Probabilmente ci si deve fidare dell’intelligenza umana. Perché quell’intelligenza ha generato la scienza e l’arte, ha innalzato cattedrali di conoscenza. Quell’intelligenza è capace di scandagliare i fondali misteriosi della coscienza. Ecco. Questa è una cosa che la macchina non potrà mai riuscire a fare: lo sprofondamento nell’inconscio individuale e sociale. Per indagare una coscienza bisogna avere coscienza, e una macchina non potrà mai avere una coscienza. In una poesia che s’intitola “Nel Duemila”, scritta nei suoi ultimi anni, una di quelle in cui si faceva sempre più intimo, dimesso, colloquiale, sempre più attento alle sfumature dei particolari, Eugenio Montale diceva: “Eravamo indecisi tra/ esultanza e paura/alla notizia che il computer/ rimpiazzerà la penna del poeta./ Nel caso personale, non sapendolo/usare, ripiegherò su schede/che attingono ai ricordi/per poi riunirle a caso./E ora che m’importa / se la vena si smorza/insieme a me sta finendo un’era”.
Esultanza e paura, diceva Montale. La tecnologia e le sue proiezioni e le sue evoluzioni danno esultanza e paura. Esultanza per ogni sviluppo positivo, che rende meno dura la vita delle creature; paura per le prospettive di sviluppo che possono sottomettere quelle creature. Ma ci si deve fidare. Non si può fare altro. Ci si deve fidare del buon pensiero degli uomini di scienza, di quelli che possiedono conoscenze e competenze, della loro capacità di non di fermarsi davanti ad una possibilità, ad una scoperta, ma anche di valutarne l’opportunità d’impiego. Perchè, senza alcun dubbio, si arriverà ad un punto in cui si dovrà scegliere. E’ già successo. Probabilmente succede ogni giorno che si debba scegliere che uso sia giusto fare della tecnologia. Si tratta di una antica consapevolezza, in fondo. Diceva Francesco Bacone:“ le arti meccaniche sono di doppio uso, si prestano al male e offrono nello stesso tempo il rimedio, giacchè hanno il potere di sciogliere i loro stessi raggiri”.

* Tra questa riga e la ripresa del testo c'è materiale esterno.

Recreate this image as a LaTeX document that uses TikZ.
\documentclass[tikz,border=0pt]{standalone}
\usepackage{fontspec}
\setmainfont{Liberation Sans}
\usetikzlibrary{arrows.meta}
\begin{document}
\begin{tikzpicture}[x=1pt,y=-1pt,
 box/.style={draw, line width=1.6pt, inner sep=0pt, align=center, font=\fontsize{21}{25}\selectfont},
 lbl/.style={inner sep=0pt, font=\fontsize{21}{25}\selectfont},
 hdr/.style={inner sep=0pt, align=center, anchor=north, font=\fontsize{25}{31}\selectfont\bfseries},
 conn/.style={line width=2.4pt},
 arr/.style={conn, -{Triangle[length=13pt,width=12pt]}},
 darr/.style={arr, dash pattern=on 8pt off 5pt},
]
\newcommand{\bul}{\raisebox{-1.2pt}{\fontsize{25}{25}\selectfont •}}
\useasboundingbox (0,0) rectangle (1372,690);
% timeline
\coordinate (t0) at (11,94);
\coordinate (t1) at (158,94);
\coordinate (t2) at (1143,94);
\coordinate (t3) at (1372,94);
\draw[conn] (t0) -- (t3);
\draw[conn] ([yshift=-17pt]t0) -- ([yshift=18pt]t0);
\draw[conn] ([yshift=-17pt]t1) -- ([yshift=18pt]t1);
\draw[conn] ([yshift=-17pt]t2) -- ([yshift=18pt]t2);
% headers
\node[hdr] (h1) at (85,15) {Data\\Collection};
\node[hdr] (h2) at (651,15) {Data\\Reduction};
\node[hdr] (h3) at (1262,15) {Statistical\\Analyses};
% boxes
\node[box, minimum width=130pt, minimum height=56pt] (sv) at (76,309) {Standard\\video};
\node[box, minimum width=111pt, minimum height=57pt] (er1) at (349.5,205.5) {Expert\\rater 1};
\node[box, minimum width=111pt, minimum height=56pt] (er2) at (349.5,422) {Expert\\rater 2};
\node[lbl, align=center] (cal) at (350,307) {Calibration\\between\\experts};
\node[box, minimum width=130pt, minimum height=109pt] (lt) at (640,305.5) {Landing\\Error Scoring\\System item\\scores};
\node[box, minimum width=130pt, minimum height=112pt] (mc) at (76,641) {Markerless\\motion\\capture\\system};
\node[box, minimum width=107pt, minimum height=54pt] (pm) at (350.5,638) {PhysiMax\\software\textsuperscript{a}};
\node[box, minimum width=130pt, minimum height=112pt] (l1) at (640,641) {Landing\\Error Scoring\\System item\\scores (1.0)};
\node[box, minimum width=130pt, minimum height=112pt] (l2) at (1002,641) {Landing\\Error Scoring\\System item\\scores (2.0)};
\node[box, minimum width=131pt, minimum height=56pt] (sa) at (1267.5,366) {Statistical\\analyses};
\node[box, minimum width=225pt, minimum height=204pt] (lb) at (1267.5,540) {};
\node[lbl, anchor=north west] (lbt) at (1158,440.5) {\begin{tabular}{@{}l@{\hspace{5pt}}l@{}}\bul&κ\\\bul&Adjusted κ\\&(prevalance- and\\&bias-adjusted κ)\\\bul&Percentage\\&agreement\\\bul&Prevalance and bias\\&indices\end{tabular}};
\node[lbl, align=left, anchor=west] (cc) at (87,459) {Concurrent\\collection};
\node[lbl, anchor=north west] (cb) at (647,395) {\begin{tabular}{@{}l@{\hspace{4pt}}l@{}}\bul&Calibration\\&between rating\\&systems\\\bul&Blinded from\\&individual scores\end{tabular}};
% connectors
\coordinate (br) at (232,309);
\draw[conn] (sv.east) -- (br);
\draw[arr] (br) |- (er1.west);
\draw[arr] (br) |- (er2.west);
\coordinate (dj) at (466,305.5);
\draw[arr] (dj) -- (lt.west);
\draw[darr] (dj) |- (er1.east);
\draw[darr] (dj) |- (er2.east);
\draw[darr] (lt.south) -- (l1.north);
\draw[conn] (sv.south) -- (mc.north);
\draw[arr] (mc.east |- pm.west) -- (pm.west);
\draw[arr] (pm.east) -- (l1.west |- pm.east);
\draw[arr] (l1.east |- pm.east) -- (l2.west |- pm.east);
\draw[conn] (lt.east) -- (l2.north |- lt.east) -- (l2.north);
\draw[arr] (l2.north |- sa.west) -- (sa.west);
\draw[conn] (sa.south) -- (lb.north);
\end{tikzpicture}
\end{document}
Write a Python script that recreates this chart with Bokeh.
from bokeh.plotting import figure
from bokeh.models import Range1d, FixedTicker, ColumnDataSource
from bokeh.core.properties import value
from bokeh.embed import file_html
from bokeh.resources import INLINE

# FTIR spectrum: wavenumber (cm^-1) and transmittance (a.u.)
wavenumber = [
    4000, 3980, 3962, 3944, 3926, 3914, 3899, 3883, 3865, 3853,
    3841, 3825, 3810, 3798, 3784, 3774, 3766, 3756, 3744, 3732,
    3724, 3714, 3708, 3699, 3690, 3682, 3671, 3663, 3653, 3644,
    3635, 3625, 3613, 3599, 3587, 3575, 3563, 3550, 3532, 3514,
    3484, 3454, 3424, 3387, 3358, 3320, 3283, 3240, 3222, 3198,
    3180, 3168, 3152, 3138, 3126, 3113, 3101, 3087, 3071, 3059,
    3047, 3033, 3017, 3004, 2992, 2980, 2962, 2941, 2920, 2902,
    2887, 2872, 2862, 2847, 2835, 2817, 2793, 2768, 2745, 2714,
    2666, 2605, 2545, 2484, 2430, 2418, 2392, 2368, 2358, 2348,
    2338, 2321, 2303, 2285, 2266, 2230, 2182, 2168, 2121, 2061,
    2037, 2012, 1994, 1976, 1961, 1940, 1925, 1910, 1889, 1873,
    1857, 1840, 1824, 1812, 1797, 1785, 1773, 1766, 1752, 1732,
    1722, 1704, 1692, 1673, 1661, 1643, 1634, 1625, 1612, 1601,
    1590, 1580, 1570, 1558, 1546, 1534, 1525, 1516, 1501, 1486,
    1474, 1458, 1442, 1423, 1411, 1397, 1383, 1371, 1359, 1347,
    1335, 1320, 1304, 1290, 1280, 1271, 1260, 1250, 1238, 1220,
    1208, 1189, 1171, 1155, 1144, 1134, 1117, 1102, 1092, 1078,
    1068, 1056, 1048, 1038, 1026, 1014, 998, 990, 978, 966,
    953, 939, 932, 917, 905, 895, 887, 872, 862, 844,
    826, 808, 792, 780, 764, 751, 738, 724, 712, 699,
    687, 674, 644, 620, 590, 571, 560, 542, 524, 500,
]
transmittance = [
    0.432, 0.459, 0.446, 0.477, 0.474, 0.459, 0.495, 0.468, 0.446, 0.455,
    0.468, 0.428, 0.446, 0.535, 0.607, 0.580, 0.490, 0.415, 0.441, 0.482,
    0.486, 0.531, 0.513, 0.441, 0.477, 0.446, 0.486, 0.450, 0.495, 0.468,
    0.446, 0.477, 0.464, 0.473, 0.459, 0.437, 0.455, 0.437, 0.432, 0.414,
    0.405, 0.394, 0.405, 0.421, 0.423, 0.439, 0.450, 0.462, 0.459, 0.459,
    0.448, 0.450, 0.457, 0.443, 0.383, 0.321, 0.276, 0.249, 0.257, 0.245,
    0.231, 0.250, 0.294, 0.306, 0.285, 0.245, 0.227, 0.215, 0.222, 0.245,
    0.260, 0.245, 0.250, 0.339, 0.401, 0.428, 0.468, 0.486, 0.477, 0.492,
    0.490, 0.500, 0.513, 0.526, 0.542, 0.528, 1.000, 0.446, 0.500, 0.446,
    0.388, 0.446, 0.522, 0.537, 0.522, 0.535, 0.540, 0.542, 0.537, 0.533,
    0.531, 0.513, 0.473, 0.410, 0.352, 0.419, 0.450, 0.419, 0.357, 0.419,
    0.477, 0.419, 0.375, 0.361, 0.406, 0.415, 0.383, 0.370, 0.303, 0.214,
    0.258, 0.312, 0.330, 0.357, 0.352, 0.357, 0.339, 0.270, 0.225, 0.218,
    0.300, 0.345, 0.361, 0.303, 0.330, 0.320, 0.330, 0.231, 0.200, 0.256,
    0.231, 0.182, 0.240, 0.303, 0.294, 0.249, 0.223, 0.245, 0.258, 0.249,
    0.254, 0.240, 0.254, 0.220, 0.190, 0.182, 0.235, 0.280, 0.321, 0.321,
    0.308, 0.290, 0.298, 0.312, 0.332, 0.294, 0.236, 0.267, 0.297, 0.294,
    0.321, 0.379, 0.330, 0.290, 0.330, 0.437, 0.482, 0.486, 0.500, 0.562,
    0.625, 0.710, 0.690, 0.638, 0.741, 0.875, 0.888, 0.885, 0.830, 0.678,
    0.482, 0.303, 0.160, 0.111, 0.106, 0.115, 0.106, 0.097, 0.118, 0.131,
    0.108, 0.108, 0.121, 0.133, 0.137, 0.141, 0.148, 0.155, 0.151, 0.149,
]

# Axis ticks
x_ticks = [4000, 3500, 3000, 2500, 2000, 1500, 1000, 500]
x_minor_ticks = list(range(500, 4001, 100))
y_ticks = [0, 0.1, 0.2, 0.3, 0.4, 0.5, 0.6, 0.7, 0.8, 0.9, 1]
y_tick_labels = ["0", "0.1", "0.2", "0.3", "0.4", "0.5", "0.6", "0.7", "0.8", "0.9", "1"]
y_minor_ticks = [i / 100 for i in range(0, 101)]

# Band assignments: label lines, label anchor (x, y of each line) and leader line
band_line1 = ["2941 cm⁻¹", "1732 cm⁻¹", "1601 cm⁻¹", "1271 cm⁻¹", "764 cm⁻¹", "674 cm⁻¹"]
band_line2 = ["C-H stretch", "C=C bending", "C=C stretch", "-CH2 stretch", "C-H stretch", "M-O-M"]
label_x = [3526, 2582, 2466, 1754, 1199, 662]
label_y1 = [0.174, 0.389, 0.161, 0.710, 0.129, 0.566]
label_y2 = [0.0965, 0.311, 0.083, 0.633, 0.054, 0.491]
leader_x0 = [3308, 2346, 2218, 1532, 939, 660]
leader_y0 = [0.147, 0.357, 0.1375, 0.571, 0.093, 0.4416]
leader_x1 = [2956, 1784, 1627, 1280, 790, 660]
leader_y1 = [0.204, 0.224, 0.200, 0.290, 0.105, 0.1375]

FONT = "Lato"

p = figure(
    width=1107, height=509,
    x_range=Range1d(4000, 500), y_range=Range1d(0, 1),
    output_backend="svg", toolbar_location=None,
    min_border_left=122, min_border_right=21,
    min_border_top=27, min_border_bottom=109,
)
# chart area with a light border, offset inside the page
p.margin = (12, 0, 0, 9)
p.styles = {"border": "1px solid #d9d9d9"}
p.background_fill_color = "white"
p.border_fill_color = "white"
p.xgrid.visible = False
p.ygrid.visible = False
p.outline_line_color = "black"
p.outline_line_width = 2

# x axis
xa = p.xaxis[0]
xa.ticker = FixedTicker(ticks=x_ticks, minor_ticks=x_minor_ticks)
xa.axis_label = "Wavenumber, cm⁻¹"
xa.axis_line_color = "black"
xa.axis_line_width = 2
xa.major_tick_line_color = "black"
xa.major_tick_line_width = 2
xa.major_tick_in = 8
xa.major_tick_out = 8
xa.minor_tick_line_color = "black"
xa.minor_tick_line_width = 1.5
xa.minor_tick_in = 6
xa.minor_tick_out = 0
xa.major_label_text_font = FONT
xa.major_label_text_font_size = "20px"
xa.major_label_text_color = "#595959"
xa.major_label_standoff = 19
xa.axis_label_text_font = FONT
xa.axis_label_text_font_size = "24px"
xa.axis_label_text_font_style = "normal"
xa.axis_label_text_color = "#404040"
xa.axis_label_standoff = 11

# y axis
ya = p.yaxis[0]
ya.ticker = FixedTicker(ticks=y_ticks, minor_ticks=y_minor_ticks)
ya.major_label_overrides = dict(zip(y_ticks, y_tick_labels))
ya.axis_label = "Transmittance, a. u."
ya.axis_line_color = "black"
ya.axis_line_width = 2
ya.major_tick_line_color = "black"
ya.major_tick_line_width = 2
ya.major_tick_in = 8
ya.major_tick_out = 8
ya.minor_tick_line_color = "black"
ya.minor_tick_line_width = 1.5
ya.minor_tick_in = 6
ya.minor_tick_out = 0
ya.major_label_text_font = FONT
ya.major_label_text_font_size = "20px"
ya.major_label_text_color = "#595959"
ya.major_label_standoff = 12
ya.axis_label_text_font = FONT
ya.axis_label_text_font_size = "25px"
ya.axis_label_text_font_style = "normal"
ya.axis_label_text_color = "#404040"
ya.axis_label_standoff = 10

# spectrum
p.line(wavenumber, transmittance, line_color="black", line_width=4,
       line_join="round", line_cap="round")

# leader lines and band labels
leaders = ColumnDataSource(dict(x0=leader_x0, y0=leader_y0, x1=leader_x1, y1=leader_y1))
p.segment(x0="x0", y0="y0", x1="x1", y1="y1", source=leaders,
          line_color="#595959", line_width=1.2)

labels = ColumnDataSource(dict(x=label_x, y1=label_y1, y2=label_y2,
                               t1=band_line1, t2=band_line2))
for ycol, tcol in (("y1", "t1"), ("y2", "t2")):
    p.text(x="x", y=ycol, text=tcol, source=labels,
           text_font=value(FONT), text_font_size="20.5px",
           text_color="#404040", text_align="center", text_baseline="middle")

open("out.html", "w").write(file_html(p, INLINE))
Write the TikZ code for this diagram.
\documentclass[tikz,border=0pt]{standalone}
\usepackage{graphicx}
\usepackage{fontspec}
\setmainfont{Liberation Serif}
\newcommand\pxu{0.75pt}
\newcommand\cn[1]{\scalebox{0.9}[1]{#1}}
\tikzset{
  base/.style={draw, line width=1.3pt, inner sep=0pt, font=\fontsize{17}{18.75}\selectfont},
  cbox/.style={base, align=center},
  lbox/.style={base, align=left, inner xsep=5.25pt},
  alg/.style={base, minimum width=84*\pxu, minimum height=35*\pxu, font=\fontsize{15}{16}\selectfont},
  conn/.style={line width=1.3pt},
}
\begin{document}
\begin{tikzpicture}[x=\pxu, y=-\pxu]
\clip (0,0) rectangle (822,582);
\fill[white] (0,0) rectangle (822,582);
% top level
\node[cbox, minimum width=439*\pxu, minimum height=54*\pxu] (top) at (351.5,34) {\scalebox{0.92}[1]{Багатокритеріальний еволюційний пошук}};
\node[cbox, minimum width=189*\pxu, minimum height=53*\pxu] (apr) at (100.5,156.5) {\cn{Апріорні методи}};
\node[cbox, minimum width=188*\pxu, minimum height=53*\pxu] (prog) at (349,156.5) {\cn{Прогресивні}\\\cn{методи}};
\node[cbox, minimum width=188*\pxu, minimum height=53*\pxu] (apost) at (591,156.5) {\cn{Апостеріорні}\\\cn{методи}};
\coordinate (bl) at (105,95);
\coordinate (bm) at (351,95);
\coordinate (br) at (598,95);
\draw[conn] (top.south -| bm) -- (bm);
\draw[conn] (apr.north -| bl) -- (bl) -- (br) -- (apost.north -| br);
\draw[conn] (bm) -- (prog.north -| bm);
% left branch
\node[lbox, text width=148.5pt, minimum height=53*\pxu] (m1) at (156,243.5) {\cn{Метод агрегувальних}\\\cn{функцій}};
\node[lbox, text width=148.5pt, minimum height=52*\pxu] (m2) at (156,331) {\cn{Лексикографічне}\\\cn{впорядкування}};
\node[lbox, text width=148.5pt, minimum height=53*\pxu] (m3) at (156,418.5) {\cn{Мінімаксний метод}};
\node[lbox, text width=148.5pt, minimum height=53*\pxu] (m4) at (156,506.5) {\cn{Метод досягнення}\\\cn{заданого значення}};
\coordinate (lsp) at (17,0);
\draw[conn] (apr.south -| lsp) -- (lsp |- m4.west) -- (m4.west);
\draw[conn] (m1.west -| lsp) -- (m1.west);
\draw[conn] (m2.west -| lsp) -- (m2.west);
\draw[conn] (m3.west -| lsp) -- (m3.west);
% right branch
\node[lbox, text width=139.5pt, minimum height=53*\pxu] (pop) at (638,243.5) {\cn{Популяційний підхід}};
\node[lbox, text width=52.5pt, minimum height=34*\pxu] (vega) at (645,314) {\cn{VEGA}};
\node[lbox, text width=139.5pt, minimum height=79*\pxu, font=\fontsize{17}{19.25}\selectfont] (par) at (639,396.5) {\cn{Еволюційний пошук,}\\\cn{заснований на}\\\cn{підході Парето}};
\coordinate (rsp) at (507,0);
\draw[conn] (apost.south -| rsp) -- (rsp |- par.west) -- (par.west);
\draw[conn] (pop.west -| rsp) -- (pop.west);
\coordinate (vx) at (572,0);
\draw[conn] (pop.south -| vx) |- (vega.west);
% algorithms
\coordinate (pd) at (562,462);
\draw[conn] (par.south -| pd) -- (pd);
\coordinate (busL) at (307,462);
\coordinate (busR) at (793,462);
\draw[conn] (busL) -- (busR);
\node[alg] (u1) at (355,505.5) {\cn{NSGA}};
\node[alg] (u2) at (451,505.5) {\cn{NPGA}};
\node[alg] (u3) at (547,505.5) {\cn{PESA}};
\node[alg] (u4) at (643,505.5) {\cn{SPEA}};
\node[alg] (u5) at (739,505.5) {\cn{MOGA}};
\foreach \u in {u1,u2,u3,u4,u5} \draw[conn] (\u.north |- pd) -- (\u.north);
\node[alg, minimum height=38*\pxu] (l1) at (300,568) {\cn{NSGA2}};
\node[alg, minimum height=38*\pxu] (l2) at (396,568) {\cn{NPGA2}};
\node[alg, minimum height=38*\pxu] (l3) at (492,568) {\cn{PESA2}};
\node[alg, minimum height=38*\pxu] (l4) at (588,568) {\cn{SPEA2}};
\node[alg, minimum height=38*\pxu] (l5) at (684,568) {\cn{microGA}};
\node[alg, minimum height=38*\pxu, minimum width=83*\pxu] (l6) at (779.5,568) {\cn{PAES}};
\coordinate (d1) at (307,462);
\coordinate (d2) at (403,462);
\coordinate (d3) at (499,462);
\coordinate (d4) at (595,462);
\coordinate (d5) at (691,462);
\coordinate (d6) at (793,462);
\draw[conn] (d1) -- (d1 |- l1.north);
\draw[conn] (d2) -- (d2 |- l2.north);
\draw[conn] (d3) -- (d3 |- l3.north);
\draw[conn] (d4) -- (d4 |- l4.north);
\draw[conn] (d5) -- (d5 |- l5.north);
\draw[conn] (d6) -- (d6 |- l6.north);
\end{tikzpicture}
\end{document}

Una macchina, un inganno. L’associazione che viene immediata è quella con un cavallo di legno che nasconde il nemico e serve a mettere a ferro e fuoco una città.
Allora, davvero, non si può fare altro che fidarsi dell’intelligenza dell’uomo. Ma soprattutto della sua sensibilità, del suo sentimento nei confronti dell’umanità.